Running a national team and rebuilding the Red Wings
FHM 3 allows you to run a country’s national team too, and Adam says that he and Riddolls “received several offers” to do so at the end of their first year. They chose Team Belarus and rode a string of upsets, including wins over the Czech Republic and Germany, in the February 2018 Winter Games. “Unfortunately for us, that meant we met Canada in the quarter-final, which did not go so well, but we felt we had a very successful tournament for our first attempt at international play.”

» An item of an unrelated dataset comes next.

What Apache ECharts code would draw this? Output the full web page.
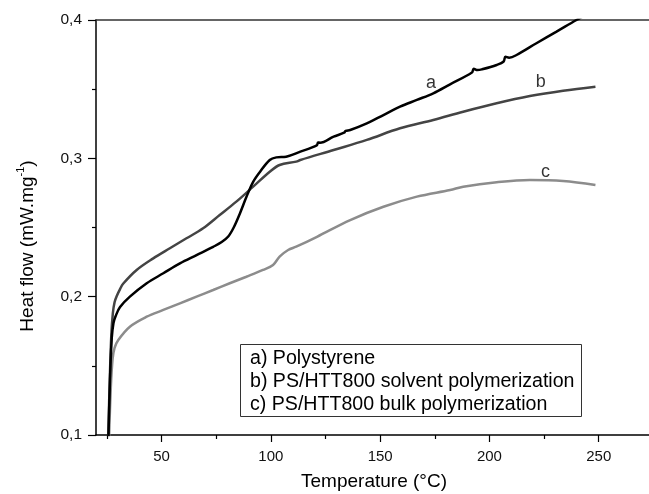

Meanwhile, the Detroit Red Wings are languishing below the .500 mark in the pair’s second season running the club. Adam remarks: “Although our owner knows that this is a rebuilding year, we still may not survive our second season. However, what we are building is key to our success in the future.
The future of the streams
Riddolls and Adam say they will keep both sims going until the release of Franchise Hockey Manager 4. However, while they’re in a comfortable place with the historical Kings, they feel that it’s pretty likely they’ll be fired from the Red Wings.
Both of them say the fans who watch the Twitch streams are enjoying what they see. “We have several people playing along side us and seeing if they can improve before we do,” observes Adam. “They haven’t been quite successful yet.”
Riddolls adds: “We’ve had a small, but steadily growing, group of folks regularly watching the live streams, so it’s nice to get their feedback and suggestions as we’re playing – and to demonstrate a few techniques and tips for developing a team that they can then use in their own games.”